The financial crisis threatening the Spanish government deepened Thursday as Spain’s borrowing costs surpassed their euro-zone record.
The move followed yet another sovereign credit downgrade and coincided with fresh evidence Thursday of economic and financial stress as the decline of Spanish housing prices accelerated to a 12.6% annual rate in the first quarter and Spanish banks increased their reliance on European Central Bank funding.
Coming just a few days after Spain was forced to seek a European-Union bailout for its banks of up to €100 billion ($125.57 billion), the new raft of bad news sent Spanish borrowing costs soaring. The yield on Spain’s 10-year government bond rose to as high as 6.96%, a new euro-era record and a sign that demand for Spanish debt is rapidly drying up. If Spain cannot find enough investors to buy its bonds, it will need to seek a bailout.
Late Wednesday, Moody’s Investors Service became the latest ratings agency to downgrade the beleaguered Iberian nation’s debt, increasing speculation that a bailout for the Spanish government might follow that of its banks. The three-notch downgrade left Spain’s rating one level above junk, as Moody’s highlighted the increase to the country’s overall debt burden arising from the proposed bailout of Spanish banks.
“That’s quite an aggressive move from the ratings agency, especially taking into account the negative rating watch which will be reviewed in the next three months,” noted rates strategist Alessandro Giansanti at ING.
According to Thursday data from Spain’s INE statistics agency, Spanish housing prices fell at a 12.6% annual rate in the first quarter, after falling by 11.2% in the fourth quarter and by 7.4% in the third, signaling that Spain’s housing bust will continue to weigh on its economy.
That means that housing prices have fallen 26% since their peak in the third quarter of 2007, according to the INE, though some private valuation firms estimate steeper declines.
Spanish housing prices, however, have been slow to correct, largely because banks have been reluctant to unload repossessed properties. Many economists draw comparisons with Ireland, which is grappling with a housing bust of a similar magnitude and where prices have fallen 50%.
But the situation in Spain is changing as banks face deepening financial stress and new government regulations force them to unload properties.

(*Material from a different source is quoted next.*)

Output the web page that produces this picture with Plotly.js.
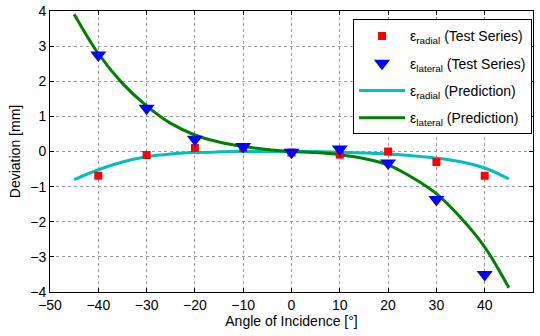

Robert Tornabell, professor of banking and finance at ESADE business school in Barcelona, said the first-quarter housing price data “is a sign of worse to come.”
Separately, data Thursday from the Spanish central bank showed average net ECB borrowings for May for Spanish banks rose to €287.31 billion from €263.54 billion in April, highlighting the growing difficulties local institutions face to obtain financing on international markets.